From One Vision to Shared Vision, Part 6 | The Quiet After the Storm

We wrapped The Shape of Kindness on Sunday. It was one of those dark, rainy days where the weather becomes an integral part of the mood, an indelible part of the memory. We pushed through it as a team and brought the film home. A few days later, I’m finally catching my breath… and opening the project to begin the edit.

There’s something surreal about the transition from set to post. Production is loud and nonstop. People asking questions, gear in motion, the clock always ticking. Then suddenly it’s quiet. It’s just you, a timeline, and everything you captured.

For me, this part of the journey is where the concept of “shared vision” takes on a new shape. On set, I was one voice among many, working in sync with a director, producer, actors, and crew. In the edit, I’m alone again—but with their fingerprints on every frame. It’s a strange blend of returning to my roots as a one-man band while still honoring the collaboration that made the footage possible.

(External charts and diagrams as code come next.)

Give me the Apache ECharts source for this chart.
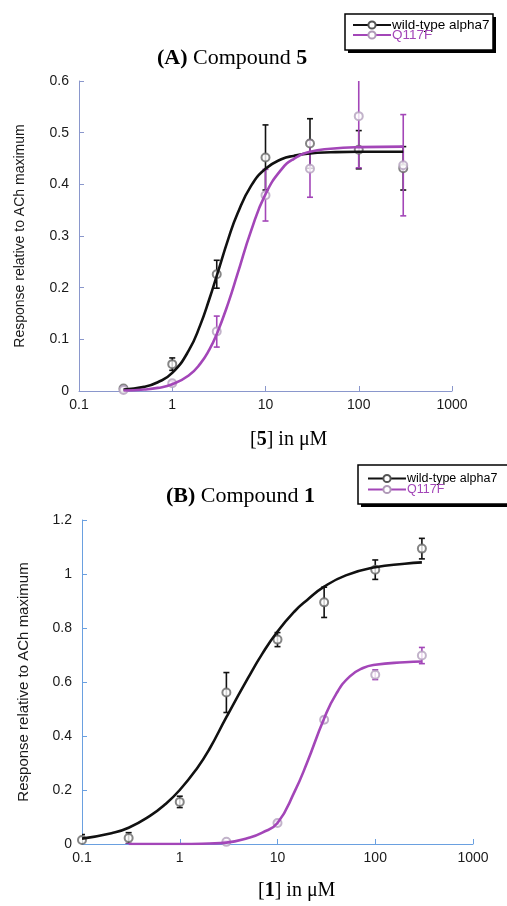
<!DOCTYPE html>
<html>
<head>
<meta charset="utf-8">
<script src="https://cdn.jsdelivr.net/npm/echarts@6/dist/echarts.min.js"></script>
<style>
html,body{margin:0;padding:0;background:#fff}
#main{width:507px;height:906px}
</style>
</head>
<body>
<div id="main"></div>
<script>
// panel A: compound 5
var concA = [0.3, 1, 3, 10, 30, 100, 300]
var wtA = [0.005, 0.052, 0.226, 0.452, 0.479, 0.467, 0.431]
var wtErrA = [0.004, 0.012, 0.027, 0.063, 0.048, 0.037, 0.042]
var mutA = [0.002, 0.015, 0.115, 0.379, 0.430, 0.532, 0.437]
var mutErrA = [0.003, 0.004, 0.030, 0.050, 0.055, 0.100, 0.098]
// fitted curves
var fitXA = [0.3, 0.5, 0.7, 1, 1.5, 2, 2.5, 3, 4, 5, 7, 10, 15, 20, 30, 50, 100, 300]
var wtFitA = [0.003, 0.008, 0.017, 0.035, 0.078, 0.128, 0.178, 0.223, 0.295, 0.343, 0.397, 0.430, 0.449, 0.455, 0.460, 0.462, 0.463, 0.463]
var mutFitA = [0.001, 0.003, 0.006, 0.013, 0.030, 0.053, 0.080, 0.110, 0.171, 0.226, 0.310, 0.381, 0.430, 0.449, 0.463, 0.469, 0.472, 0.473]

// panel B: compound 1
var wtConcB = [0.1, 0.3, 1, 3, 10, 30, 100, 300]
var wtB = [0.015, 0.022, 0.156, 0.561, 0.757, 0.895, 1.016, 1.094]
var wtErrB = [0.02, 0.02, 0.021, 0.074, 0.026, 0.056, 0.036, 0.038]
var mutConcB = [0.3, 1, 3, 10, 30, 100, 300]
var mutB = [-0.002, -0.002, 0.008, 0.078, 0.460, 0.627, 0.698]
var mutErrB = [0.002, 0.002, 0.003, 0.006, 0.010, 0.018, 0.030]
var wtFitXB = [0.1, 0.2, 0.3, 0.5, 0.7, 1, 1.5, 2, 3, 5, 7, 10, 15, 20, 30, 50, 100, 200, 300]
var wtFitB = [0.02, 0.04, 0.06, 0.105, 0.145, 0.2, 0.28, 0.35, 0.47, 0.615, 0.705, 0.787, 0.862, 0.903, 0.953, 0.995, 1.025, 1.038, 1.043]
var mutFitXB = [0.3, 1, 2, 3, 5, 7, 10, 15, 20, 30, 40, 55, 75, 100, 200, 300]
var mutFitB = [0, 0, 0.002, 0.005, 0.022, 0.042, 0.078, 0.195, 0.300, 0.465, 0.557, 0.621, 0.652, 0.664, 0.673, 0.676]

var black = '#111111'
var purple = '#a346b8'
var axisA = '#8a97cc'
var axisB = '#6aa0e0'
var sans = 'Liberation Sans'
var serif = 'Liberation Serif'

function pairs(xs, ys){
    var out = []
    for (var i = 0; i < xs.length; i++) out.push([xs[i], ys[i]])
    return out
}
function errs(xs, ys, es){
    var out = []
    for (var i = 0; i < xs.length; i++) out.push([xs[i], ys[i] - es[i], ys[i] + es[i]])
    return out
}
function errBar(color){
    return function(params, api){
        var x = api.value(0)
        var lo = api.coord([x, api.value(1)])
        var hi = api.coord([x, api.value(2)])
        var w = 3
        var st = {stroke: color, lineWidth: 1.6}
        return {type: 'group', children: [
            {type: 'line', shape: {x1: lo[0], y1: lo[1], x2: hi[0], y2: hi[1]}, style: st},
            {type: 'line', shape: {x1: lo[0]-w, y1: lo[1], x2: lo[0]+w, y2: lo[1]}, style: st},
            {type: 'line', shape: {x1: hi[0]-w, y1: hi[1], x2: hi[0]+w, y2: hi[1]}, style: st}
        ]}
    }
}

function xAxisOf(idx, col){
    return {
        type: 'log', logBase: 10, min: 0.1, max: 1000, gridIndex: idx,
        axisLine: {lineStyle: {color: col, width: 1}},
        axisTick: {inside: true, length: 5, lineStyle: {color: col}},
        axisLabel: {fontFamily: sans, fontSize: 14, color: '#1a1a1a', margin: 7,
            formatter: function(v){ return String(+v) }},
        splitLine: {show: false}
    }
}
function yAxisOf(idx, col, max, step, fs, gap){
    return {
        type: 'value', min: 0, max: max, interval: step, gridIndex: idx,
        name: 'Response relative to ACh maximum', nameLocation: 'middle', nameGap: gap,
        nameTextStyle: {fontFamily: sans, fontSize: fs, color: '#1a1a1a'},
        axisLine: {show: true, lineStyle: {color: col, width: 1}},
        axisTick: {show: true, inside: true, length: 5, lineStyle: {color: col}},
        axisLabel: {fontFamily: sans, fontSize: 14, color: '#1a1a1a', margin: 10},
        splitLine: {show: false}
    }
}
function legendOf(left, top, fs, gap){
    return {
        orient: 'vertical', left: left, top: top, itemGap: gap, itemWidth: 38, itemHeight: 9,
        padding: 0, z: 10,
        textStyle: {fontFamily: sans, fontSize: fs, padding: [0, 0, 0, -4]},
        data: [
            {name: 'wild-type alpha7', textStyle: {color: '#000'}},
            {name: 'Q117F', textStyle: {color: purple}}
        ]
    }
}
function legendBox(x, y, w, h){
    return [
        {type: 'rect', shape: {x: x + 3, y: y + 3, width: w, height: h}, style: {fill: '#000'}, z: 1},
        {type: 'rect', shape: {x: x, y: y, width: w, height: h}, style: {fill: '#fff', stroke: '#000', lineWidth: 1.5}, z: 2}
    ]
}
var rich = {b: {fontFamily: serif, fontWeight: 'bold', fontSize: 22, color: '#000'},
            n: {fontFamily: serif, fontWeight: 'normal', fontSize: 22, color: '#000'}}
var rich2 = {b: {fontFamily: serif, fontWeight: 'bold', fontSize: 20, color: '#000'},
             n: {fontFamily: serif, fontWeight: 'normal', fontSize: 20, color: '#000'}}

var chart = echarts.init(document.getElementById('main'))
chart.setOption({
    animation: false,
    title: [
        {text: '{b|(A)}{n| Compound }{b|5}', left: 157, top: 47, padding: 0, textStyle: {rich: rich}},
        {text: '{b|(B)}{n| Compound }{b|1}', left: 166, top: 485, padding: 0, textStyle: {rich: rich}},
        {text: '{n|[}{b|5}{n|] in μM}', left: 250, top: 430, padding: 0, textStyle: {rich: rich2}},
        {text: '{n|[}{b|1}{n|] in μM}', left: 258, top: 881, padding: 0, textStyle: {rich: rich2}}
    ],
    graphic: legendBox(345, 14, 148, 36).concat(legendBox(358, 465, 170, 39)),
    legend: [legendOf(352, 18, 13.5, -4), legendOf(367, 472, 12.5, -2)],
    grid: [
        {left: 79, right: 55, top: 81, bottom: 515},
        {left: 82, right: 34, top: 520, bottom: 62}
    ],
    xAxis: [xAxisOf(0, axisA), xAxisOf(1, axisB)],
    yAxis: [yAxisOf(0, axisA, 0.6, 0.1, 14, 52), yAxisOf(1, axisB, 1.2, 0.2, 15, 51)],
    series: [
        {name: 'wild-type alpha7', type: 'line', xAxisIndex: 0, yAxisIndex: 0, smooth: true,
         showSymbol: false, symbol: 'emptyCircle', data: pairs(fitXA, wtFitA), z: 5,
         lineStyle: {color: black, width: 2.6}, itemStyle: {color: '#555'}},
        {name: 'Q117F', type: 'line', xAxisIndex: 0, yAxisIndex: 0, smooth: true,
         showSymbol: false, symbol: 'emptyCircle', data: pairs(fitXA, mutFitA), z: 5,
         lineStyle: {color: purple, width: 2.6}, itemStyle: {color: '#b09ab8'}},
        {name: 'wild-type alpha7', type: 'line', xAxisIndex: 1, yAxisIndex: 1, smooth: true,
         showSymbol: false, data: pairs(wtFitXB, wtFitB), z: 5,
         lineStyle: {color: black, width: 2.6}, itemStyle: {color: '#555'}},
        {name: 'Q117F', type: 'line', xAxisIndex: 1, yAxisIndex: 1, smooth: true,
         showSymbol: false, data: pairs(mutFitXB, mutFitB), z: 5,
         lineStyle: {color: purple, width: 2.6}, itemStyle: {color: '#b09ab8'}},

        {type: 'custom', xAxisIndex: 0, yAxisIndex: 0, clip: true, renderItem: errBar(black),
         data: errs(concA, wtA, wtErrA), encode: {x: 0, y: [1, 2]}, z: 3},
        {type: 'custom', xAxisIndex: 0, yAxisIndex: 0, clip: true, renderItem: errBar(purple),
         data: errs(concA, mutA, mutErrA), encode: {x: 0, y: [1, 2]}, z: 3},
        {type: 'custom', xAxisIndex: 1, yAxisIndex: 1, clip: true, renderItem: errBar(black),
         data: errs(wtConcB, wtB, wtErrB), encode: {x: 0, y: [1, 2]}, z: 3},
        {type: 'custom', xAxisIndex: 1, yAxisIndex: 1, clip: true, renderItem: errBar(purple),
         data: errs(mutConcB, mutB, mutErrB), encode: {x: 0, y: [1, 2]}, z: 3},

        {type: 'scatter', xAxisIndex: 0, yAxisIndex: 0, symbol: 'emptyCircle', symbolSize: 8,
         data: pairs(concA, wtA), itemStyle: {color: '#666', borderWidth: 1.1}, z: 4},
        {type: 'scatter', xAxisIndex: 0, yAxisIndex: 0, symbol: 'emptyCircle', symbolSize: 8,
         data: pairs(concA, mutA), itemStyle: {color: '#b3a0bd', borderWidth: 1.1}, z: 4},
        {type: 'scatter', xAxisIndex: 1, yAxisIndex: 1, symbol: 'emptyCircle', symbolSize: 8,
         data: pairs(wtConcB, wtB), itemStyle: {color: '#666', borderWidth: 1.1}, z: 4},
        {type: 'scatter', xAxisIndex: 1, yAxisIndex: 1, symbol: 'emptyCircle', symbolSize: 8,
         data: pairs(mutConcB, mutB), itemStyle: {color: '#b3a0bd', borderWidth: 1.1}, z: 4}
    ]
})
</script>
</body>
</html>
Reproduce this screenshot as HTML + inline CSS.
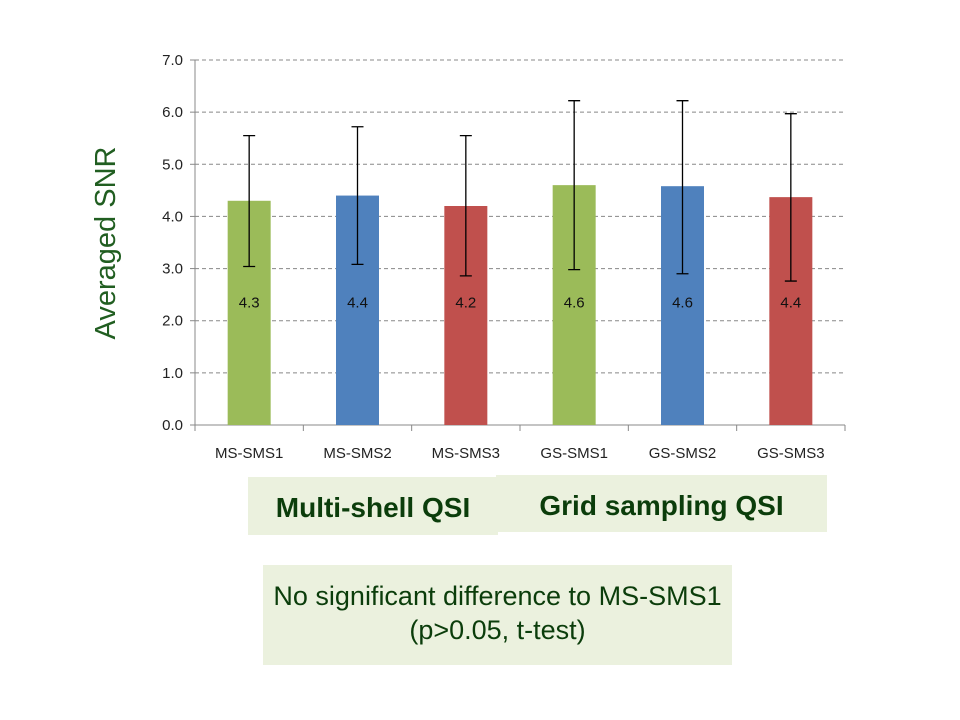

A few takeaways from this week’s shift:

1. The wrap matters more than we think.

How we end production—exhausted, relieved, proud, bonded—follows us straight into the edit. You feel the energy of the set inside the footage.

2. Distance is healthy.

A short pause between wrap and edit helps reset your brain. Even 48 hours clears emotional noise and lets you see the material for what it is, not what you hoped it would be.

3. The collaboration doesn’t end here.

Even though I’m physically alone in the edit, I’m cutting with the director’s intent, the performances the actors built, and the groundwork the crew laid. I’m not shaping this in a vacuum.

4. This is where you rediscover the film.

No matter how well you prep or how close you stick to the shot list, the edit always reveals surprises—moments you didn’t expect to love, beats that land differently in context, rhythms that only appear once everything lives together.

As I dig into the timeline this week, I’m feeling that shift: the vision we all built together on set now needs to become rhythm, pacing, emotion. This is where the story learns to breathe.

Question for the lounge:

How do you reset your creative mindset after production before diving into the edit? Do you jump right in, or do you need a transition ritual?

Maurice Vaughan

Congratulations to you and the team on wrapping The Shape of Kindness, Lindsay Thompson! Thanks for sharing the takeaways. I usually jump into a new script or project (maybe one I didn't finish) after finishing one. Sometimes I'll take a day, two days, etc. off to rest or do other things.